Material shown -
+===+

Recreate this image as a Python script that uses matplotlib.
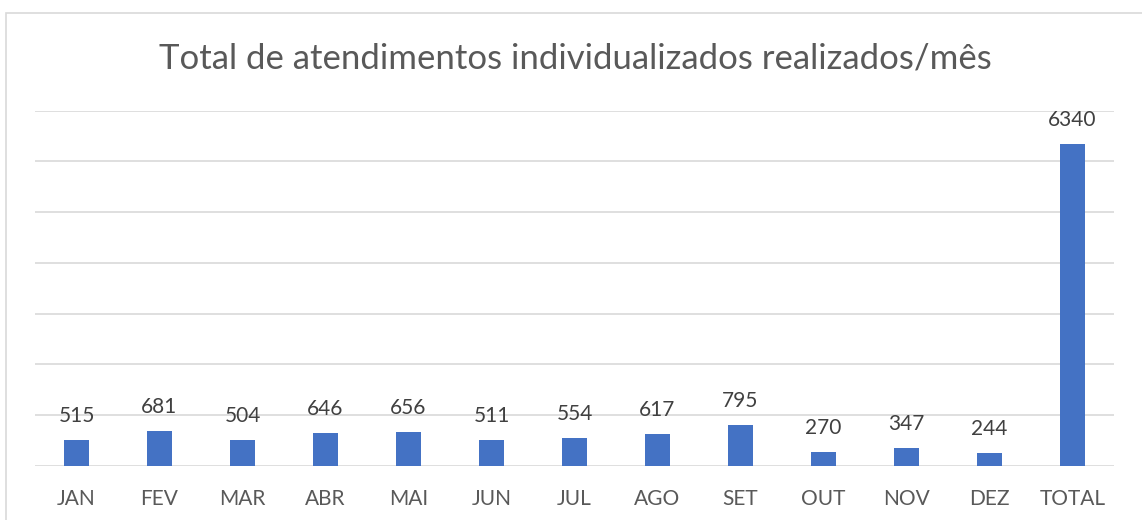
import matplotlib
matplotlib.use('Agg')
import matplotlib.pyplot as plt
from matplotlib.patches import Rectangle

# Data
meses = ['JAN', 'FEV', 'MAR', 'ABR', 'MAI', 'JUN', 'JUL', 'AGO', 'SET',
         'OUT', 'NOV', 'DEZ', 'TOTAL']
atendimentos = [515, 681, 504, 646, 656, 511, 554, 617, 795, 270, 347, 244, 6340]

W, H = 1142, 520
plt.rcParams['font.family'] = ['Lato', 'DejaVu Sans']
texto = '#595959'

fig = plt.figure(figsize=(W / 100, H / 100), dpi=100)

# Chart border (cut off on the right and bottom in the original)
fig.patches.append(Rectangle((5.5 / W, -0.1), 1.2, (H - 12.5) / H + 0.1,
                             transform=fig.transFigure, fill=False,
                             edgecolor='#D9D9D9', linewidth=1.2))

ax = fig.add_axes([35 / W, (H - 465.7) / H, (1114 - 35) / W, (465.7 - 110.7) / H])

x = range(len(meses))
bars = ax.bar(x, atendimentos, width=0.31, color='#4472C4', zorder=3)

ax.set_ylim(0, 7000)
ax.set_xlim(-0.5, len(meses) - 0.5)
ax.set_yticks(range(0, 7001, 1000))
ax.yaxis.grid(True, color='#D9D9D9', linewidth=1.2)
ax.set_yticklabels([])
ax.tick_params(axis='y', length=0)
ax.tick_params(axis='x', length=0, pad=16.5, labelsize=15, labelcolor=texto)
ax.set_xticks(list(x))
ax.set_xticklabels(meses)
for s in ax.spines.values():
    s.set_visible(False)

for b, v in zip(bars, atendimentos):
    ax.annotate(str(v), (b.get_x() + b.get_width() / 2, v),
                xytext=(0, 13), textcoords='offset points',
                ha='center', va='baseline', fontsize=15, color='#404040')

fig.text(575 / W, (H - 68) / H, 'Total de atendimentos individualizados realizados/mês',
         ha='center', va='baseline', fontsize=25, color=texto)

fig.savefig('out.png', dpi=100)
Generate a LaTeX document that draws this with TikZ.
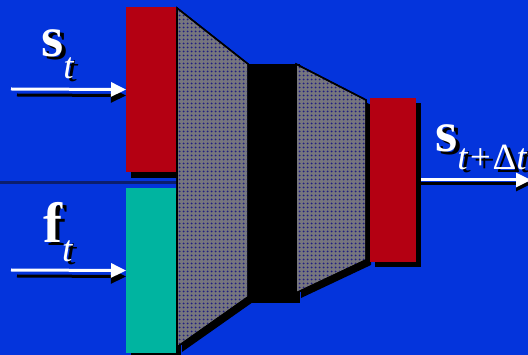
\documentclass[tikz,border=0pt]{standalone}
\usepackage{fontspec}
\setmainfont{Liberation Serif}
\usetikzlibrary{arrows.meta,patterns.meta}
\definecolor{bgblue}{RGB}{4,52,220}
\definecolor{boxred}{RGB}{180,0,18}
\definecolor{boxteal}{RGB}{0,180,160}
\definecolor{dotgray}{RGB}{118,118,126}
\definecolor{dotnavy}{RGB}{32,30,130}
\definecolor{linenavy}{RGB}{12,30,110}
\newcommand\shad[1]{\makebox[0pt][l]{\hspace{4pt}\raisebox{-3pt}{\color{black}#1}}{\color{white}#1}}
\newcommand\lblbig{\fontsize{57}{60}\selectfont\bfseries}
\newcommand\lblsub{\fontsize{37}{40}\selectfont\mdseries\itshape}
\tikzset{
  box/.style={inner sep=0pt, outer sep=0pt, minimum width=#1},
  boxshadow/.style={fill=black},
  trap/.style={fill=dotgray, draw=black, line width=1.5pt, line join=miter},
  trapdots/.style={pattern={Dots[distance=4pt,radius=1.25pt]}, pattern color=dotnavy},
  arr/.style={draw=white, line width=3pt, -{Triangle[length=15pt,width=14pt]}},
  arrshadow/.style={draw=black, line width=3pt, -{Triangle[length=15pt,width=14pt]}},
  lbl/.style={inner sep=0pt, anchor=base west}
}
\begin{document}
\begin{tikzpicture}[x=1pt,y=-1pt]
\fill[bgblue] (0,0) rectangle (528,355);
\useasboundingbox (0,0) rectangle (528,355);
% separator line
\draw[linenavy, line width=3pt] (0,182.5) -- (178,182.5);
% shadows
\fill[boxshadow] (131,13) rectangle (181,178);
\fill[boxshadow] (131,194) rectangle (181,358);
\fill[boxshadow] (182,13) -- (253,69) -- (253,302) -- (182,352) -- cycle;
\fill[boxshadow] (248,64) rectangle (300,303);
\fill[boxshadow] (301,69) -- (371,105) -- (371,265) -- (301,298) -- cycle;
\fill[boxshadow] (375,103) rectangle (421,267);
% boxes
\node[box=50pt, minimum height=165pt, fill=boxred, anchor=north west] (rs) at (126,7) {};
\node[box=50pt, minimum height=165pt, fill=boxteal, anchor=north west] (tf) at (126,188) {};
\node[box=46pt, minimum height=164pt, fill=boxred, anchor=north west] (ro) at (370,98) {};
% trapezoids
\draw[trap] (177,8) -- (248,64) -- (248,297) -- (177,347) -- cycle;
\fill[trapdots] (177,8) -- (248,64) -- (248,297) -- (177,347) -- cycle;
\fill[black] (248,64) rectangle (296,298);
\draw[trap] (296,64) -- (366,100) -- (366,260) -- (296,293) -- cycle;
\fill[trapdots] (296,64) -- (366,100) -- (366,260) -- (296,293) -- cycle;
\draw[black, line width=1.5pt] (177,8) -- (248,64) -- (248,297) -- (177,347) -- cycle;
\draw[black, line width=1.5pt] (296,64) -- (366,100) -- (366,260) -- (296,293) -- cycle;
% input arrows
\coordinate (a1) at (11,89);
\coordinate (a2) at (11,270);
\draw[arrshadow] ([shift={(6,6)}]a1) -- ([shift={(0,6)}]rs.west);
\draw[arr] (a1) -- (rs.west);
\draw[arrshadow] ([shift={(6,6)}]a2) -- ([shift={(0,6)}]tf.west);
\draw[arr] (a2) -- (tf.west);
% output arrow
\coordinate (a3) at (531,180);
\draw[arrshadow] ([shift={(5,4)}]ro.east) -- ([shift={(0,4)}]a3);
\draw[arr] ([shift={(5,0)}]ro.east) -- (a3);
% labels
\node[lbl] (ls) at (41,57) {\shad{\lblbig s\lblsub\raisebox{-22pt}{t}}};
\node[lbl] (lf) at (43,243) {\shad{\lblbig f\lblsub\raisebox{-19pt}{t}}};
\node[lbl] (lo) at (435,152) {\shad{\lblbig s\lblsub\raisebox{-18pt}{t+\textup{Δ}t}}};
\end{tikzpicture}
\end{document}
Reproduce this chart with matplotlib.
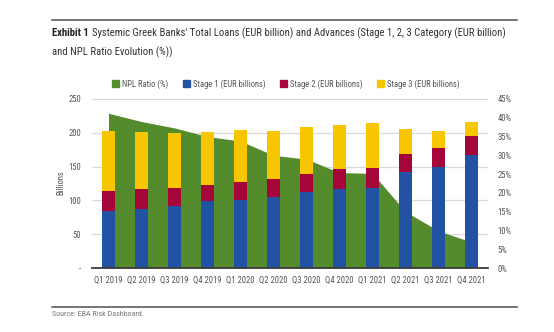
import matplotlib
matplotlib.use("Agg")
import matplotlib.pyplot as plt
from matplotlib import font_manager
from matplotlib.lines import Line2D
from matplotlib.patches import Patch
from matplotlib.ticker import FixedLocator, FuncFormatter
import numpy as np

# ---- data ----
quarters = ["Q1 2019", "Q2 2019", "Q3 2019", "Q4 2019", "Q1 2020", "Q2 2020",
            "Q3 2020", "Q4 2020", "Q1 2021", "Q2 2021", "Q3 2021", "Q4 2021"]
stage1 = [85, 88, 92, 99, 101, 105, 112, 117, 118, 142, 149, 167]
stage2 = [29, 29, 27, 24, 26, 27, 27, 29, 30, 27, 28, 29]
stage3 = [89, 84, 80, 78, 77, 70, 70, 65, 66, 36, 26, 20]
npl_ratio = [41.2, 39.0, 37.3, 35.0, 33.8, 30.0, 29.0, 25.4, 25.2, 15.0, 9.9, 6.9]

left_ticks = [0, 50, 100, 150, 200, 250]
right_ticks = [0, 5, 10, 15, 20, 25, 30, 35, 40, 45]

# ---- fonts: prefer a narrow sans face ----
entries = font_manager.fontManager.ttflist
names = {f.name for f in entries}
pref = ["Liberation Sans Narrow", "Roboto Condensed", "Open Sans Condensed",
        "Liberation Sans", "DejaVu Sans"]
family = next((p for p in pref if p in names), "DejaVu Sans")
is_narrow = ("Narrow" in family) or ("Condensed" in family)
plt.rcParams["font.family"] = [family, "DejaVu Sans"]
scale = 1.0 if is_narrow else 0.85

C_GREEN = "#548B2C"
C_BLUE = "#2152A3"
C_RED = "#A6053A"
C_YELLOW = "#F7C600"
C_TEXT = "#555555"
C_RULE = "#505050"

W, H = 554, 332
fig = plt.figure(figsize=(W / 100, H / 100), dpi=100)


def fx(px):
    return px / W


def fy(py):
    return 1 - py / H


# background axes carries the area and grid; front axes carries the bars
ax = fig.add_axes([fx(92), fy(268), fx(488) - fx(92), fy(99) - fy(268)])
ax2 = ax.twinx()
ax2.set_zorder(ax.get_zorder() - 1)
ax.patch.set_visible(False)
ax2.patch.set_visible(True)
ax2.patch.set_facecolor("white")

x = np.arange(len(quarters))
ax.set_xlim(-0.5, len(quarters) - 0.5)
ax.set_ylim(0, 250)
ax2.set_ylim(0, 45)

# horizontal grid at the billions ticks, drawn beneath the area
for yv in left_ticks[1:]:
    ax2.add_line(Line2D([0, 1], [yv, yv], transform=ax.get_yaxis_transform(),
                        color="#DADADA", lw=0.9, zorder=0))

ax2.fill_between(x, 0, npl_ratio, color=C_GREEN, lw=0, zorder=1)

bw = 0.42
b1 = np.array(stage1)
b2 = np.array(stage2)
b3 = np.array(stage3)
ax.bar(x, b1, bw, color=C_BLUE, zorder=3)
ax.bar(x, b2, bw, bottom=b1, color=C_RED, zorder=3)
ax.bar(x, b3, bw, bottom=b1 + b2, color=C_YELLOW, zorder=3)

# axes styling
for a in (ax, ax2):
    for s in ["top", "left", "right"]:
        a.spines[s].set_visible(False)
ax2.spines["bottom"].set_visible(False)
ax.spines["bottom"].set_color("#3C3C3C")
ax.spines["bottom"].set_linewidth(1.3)
ax.spines["bottom"].set_zorder(5)

tick_fs = 6.2 * scale
ax.set_xticks(x)
ax.set_xticklabels(quarters, fontsize=tick_fs, color=C_TEXT)
ax.tick_params(axis="x", length=0, pad=6)

ax.yaxis.set_major_locator(FixedLocator(left_ticks))
ax.yaxis.set_major_formatter(FuncFormatter(lambda v, p: "-" if v == 0 else f"{v:.0f}"))
ax.tick_params(axis="y", length=0, pad=8, labelsize=tick_fs, labelcolor=C_TEXT)
fig.text(fx(61), fy(183), "Billions", fontsize=tick_fs, color=C_TEXT,
         rotation=90, ha="center", va="center")

ax2.yaxis.set_major_locator(FixedLocator(right_ticks))
ax2.yaxis.set_major_formatter(FuncFormatter(lambda v, p: f"{v:.0f}%"))
ax2.tick_params(axis="y", length=0, pad=7, labelsize=tick_fs, labelcolor=C_TEXT)

# legend
handles = [Patch(color=C_GREEN), Patch(color=C_BLUE), Patch(color=C_RED), Patch(color=C_YELLOW)]
labels = ["NPL Ratio (%)", "Stage 1 (EUR billions)", "Stage 2 (EUR billions)", "Stage 3 (EUR billions)"]
fig.legend(handles, labels, loc="center", bbox_to_anchor=(fx(286), fy(84)), ncol=4,
           frameon=False, fontsize=tick_fs, handlelength=0.8, handleheight=0.8,
           handletextpad=0.35, columnspacing=1.7, labelcolor=C_TEXT)

# rules and headings
fig.add_artist(Line2D([fx(52), fx(517)], [fy(20), fy(20)], color=C_RULE, lw=1.1))
fig.add_artist(Line2D([fx(52), fx(517)], [fy(307), fy(307)], color=C_RULE, lw=1.1))

title_fs = 7.7 * scale
t_bold = fig.text(fx(52), fy(33), "Exhibit 1", fontsize=title_fs, fontweight="bold",
                  color="#222222", va="center", ha="left")
renderer = fig.canvas.get_renderer()
bb = t_bold.get_window_extent(renderer)
fig.text(fx(bb.x1 + 3), fy(33),
         "Systemic Greek Banks' Total Loans (EUR billion) and Advances (Stage 1, 2, 3 Category (EUR billion)",
         fontsize=title_fs, color="#333333", va="center", ha="left")
fig.text(fx(52), fy(52), "and NPL Ratio Evolution (%))", fontsize=title_fs,
         color="#333333", va="center", ha="left")
fig.text(fx(52), fy(314), "Source: EBA Risk Dashboard.", fontsize=5.8 * scale,
         color="#777777", va="center", ha="left")

fig.savefig("out.png", dpi=100)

+===+

What is expected -
Repeat the listing above from its first line through the line that contains "from matplotlib.patches import Rectangle", both included, and nothing more. Drop the pictures.

Exercise solution -
Recreate this image as a Python script that uses matplotlib.
import matplotlib
matplotlib.use('Agg')
import matplotlib.pyplot as plt
from matplotlib.patches import Rectangle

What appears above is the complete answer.